Indian Rupee has depreciated about 7% against the U.S Dollar since Inflation tremors have creeped up. This can be attributed more to the strength of the greenback and less to the weakness of our economy. But the point of interest is the heavy appreciation of Russian Rubel (about 30.2%) and Chinese Yuan (2.4%) against our Rupee, since inflation. The strength of Rubel could be traced back to the fact that Russian oil imports have been highly attractive, with India enjoying steep discounts reducing burden on our twin deficits. The next thing to consider is the impact of a depreciating rupee against the Yuan (of almost 12.5% since COVID). Here we need to understand why a depreciating currency is not always bad and what benefits it could offer.

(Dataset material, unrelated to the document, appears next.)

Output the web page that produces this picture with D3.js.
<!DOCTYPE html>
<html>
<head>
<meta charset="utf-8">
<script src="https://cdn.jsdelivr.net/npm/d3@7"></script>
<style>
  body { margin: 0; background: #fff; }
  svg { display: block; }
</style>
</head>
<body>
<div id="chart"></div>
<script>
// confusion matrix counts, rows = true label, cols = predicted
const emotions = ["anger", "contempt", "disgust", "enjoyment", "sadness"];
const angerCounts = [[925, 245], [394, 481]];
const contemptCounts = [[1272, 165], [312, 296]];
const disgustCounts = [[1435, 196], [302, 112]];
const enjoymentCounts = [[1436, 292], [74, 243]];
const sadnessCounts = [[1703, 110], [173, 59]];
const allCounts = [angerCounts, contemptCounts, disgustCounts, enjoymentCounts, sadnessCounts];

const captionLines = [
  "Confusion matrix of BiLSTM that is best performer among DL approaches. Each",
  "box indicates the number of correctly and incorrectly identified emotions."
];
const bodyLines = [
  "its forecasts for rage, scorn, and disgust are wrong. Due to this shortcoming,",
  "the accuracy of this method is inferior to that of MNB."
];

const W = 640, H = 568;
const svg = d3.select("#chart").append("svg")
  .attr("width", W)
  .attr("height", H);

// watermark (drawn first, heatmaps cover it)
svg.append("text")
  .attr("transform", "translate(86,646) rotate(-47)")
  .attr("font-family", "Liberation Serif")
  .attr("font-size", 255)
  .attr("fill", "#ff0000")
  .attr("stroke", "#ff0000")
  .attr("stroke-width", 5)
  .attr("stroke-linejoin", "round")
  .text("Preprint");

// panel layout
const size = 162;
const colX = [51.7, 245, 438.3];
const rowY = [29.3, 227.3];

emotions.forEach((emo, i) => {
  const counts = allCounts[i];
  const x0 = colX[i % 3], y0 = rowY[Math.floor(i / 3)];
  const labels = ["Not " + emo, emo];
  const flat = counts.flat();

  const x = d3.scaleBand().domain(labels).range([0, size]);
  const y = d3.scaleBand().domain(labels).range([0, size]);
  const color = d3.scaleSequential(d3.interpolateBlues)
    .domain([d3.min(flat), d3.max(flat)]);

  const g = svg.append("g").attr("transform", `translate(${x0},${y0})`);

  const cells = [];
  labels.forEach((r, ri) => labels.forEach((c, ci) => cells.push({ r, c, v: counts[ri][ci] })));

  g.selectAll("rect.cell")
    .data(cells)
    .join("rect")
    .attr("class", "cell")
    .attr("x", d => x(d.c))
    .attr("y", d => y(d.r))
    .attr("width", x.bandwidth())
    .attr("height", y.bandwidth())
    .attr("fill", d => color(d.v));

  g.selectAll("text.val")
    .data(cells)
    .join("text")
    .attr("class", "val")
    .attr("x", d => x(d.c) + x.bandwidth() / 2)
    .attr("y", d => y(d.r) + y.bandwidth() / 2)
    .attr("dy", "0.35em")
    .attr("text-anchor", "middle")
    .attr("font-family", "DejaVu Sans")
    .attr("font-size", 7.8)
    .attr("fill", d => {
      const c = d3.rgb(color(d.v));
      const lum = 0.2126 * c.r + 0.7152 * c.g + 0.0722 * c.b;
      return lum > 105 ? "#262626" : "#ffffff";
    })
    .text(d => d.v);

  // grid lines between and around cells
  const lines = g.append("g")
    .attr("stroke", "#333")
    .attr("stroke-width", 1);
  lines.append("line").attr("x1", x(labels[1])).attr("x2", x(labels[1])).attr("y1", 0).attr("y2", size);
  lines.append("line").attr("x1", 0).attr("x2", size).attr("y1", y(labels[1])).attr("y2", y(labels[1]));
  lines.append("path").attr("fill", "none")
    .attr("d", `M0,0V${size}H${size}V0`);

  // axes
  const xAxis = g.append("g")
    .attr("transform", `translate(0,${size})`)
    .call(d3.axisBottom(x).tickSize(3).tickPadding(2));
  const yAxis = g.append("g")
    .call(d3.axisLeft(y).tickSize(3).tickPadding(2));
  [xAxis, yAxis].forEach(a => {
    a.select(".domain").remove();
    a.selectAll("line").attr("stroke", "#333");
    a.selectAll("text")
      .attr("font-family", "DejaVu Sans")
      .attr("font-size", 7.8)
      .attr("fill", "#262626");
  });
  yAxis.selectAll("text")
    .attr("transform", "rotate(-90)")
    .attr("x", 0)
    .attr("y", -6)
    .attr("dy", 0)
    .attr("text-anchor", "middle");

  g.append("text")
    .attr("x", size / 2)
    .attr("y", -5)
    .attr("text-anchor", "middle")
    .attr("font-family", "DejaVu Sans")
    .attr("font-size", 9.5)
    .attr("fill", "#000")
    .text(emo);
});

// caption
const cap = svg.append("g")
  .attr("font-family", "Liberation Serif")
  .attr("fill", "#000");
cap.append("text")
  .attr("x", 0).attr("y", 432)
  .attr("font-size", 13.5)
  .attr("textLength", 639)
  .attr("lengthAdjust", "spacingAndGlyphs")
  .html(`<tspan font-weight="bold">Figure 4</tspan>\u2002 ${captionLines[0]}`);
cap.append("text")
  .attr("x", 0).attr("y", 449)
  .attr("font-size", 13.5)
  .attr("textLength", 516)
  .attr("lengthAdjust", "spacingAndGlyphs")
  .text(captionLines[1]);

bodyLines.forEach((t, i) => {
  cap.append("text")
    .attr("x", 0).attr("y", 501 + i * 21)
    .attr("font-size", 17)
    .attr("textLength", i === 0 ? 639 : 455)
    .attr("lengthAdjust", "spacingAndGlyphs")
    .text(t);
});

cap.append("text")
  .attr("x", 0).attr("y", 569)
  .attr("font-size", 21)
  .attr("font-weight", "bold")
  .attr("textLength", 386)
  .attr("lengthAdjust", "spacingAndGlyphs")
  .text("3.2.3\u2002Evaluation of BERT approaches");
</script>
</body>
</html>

A weak Indian rupee would make our exports attractive in the global market as our products would fare cheaper. On the other hand, our imports would become expensive, and this would lead to more demand for local alternatives. This would mean that both imports and exports would lead to a faster pace of economic growth when a nation’s currency is weakened.
Also, with China still reeling from lockdowns due to the pandemic, trade tensions with the US and a looming financial and housing crisis, India looks like the next best trade alternative. This is also true as the Rupee is now much cheaper against the Yuan, thereby increasing demand for our exports.
The above table shows us the list of products where we have a comparative advantage over China. The data is of 2019. The country which has a higher number for a product has a competitive advantage over the other for that product. For example, we have an advantage over China in export of Chemicals (1.55 vs 0.54), Textiles (2.85 vs 2.17) etc.
India could now leverage the attractiveness of our Rupee and boost its exports in those goods where it does not have a competitive advantage over China or is competing with it head-on (say electrical and mechanical raw materials or Plastic & rubber for example). This would go a long way in helping our country avoid the perils imposed by uncertain times.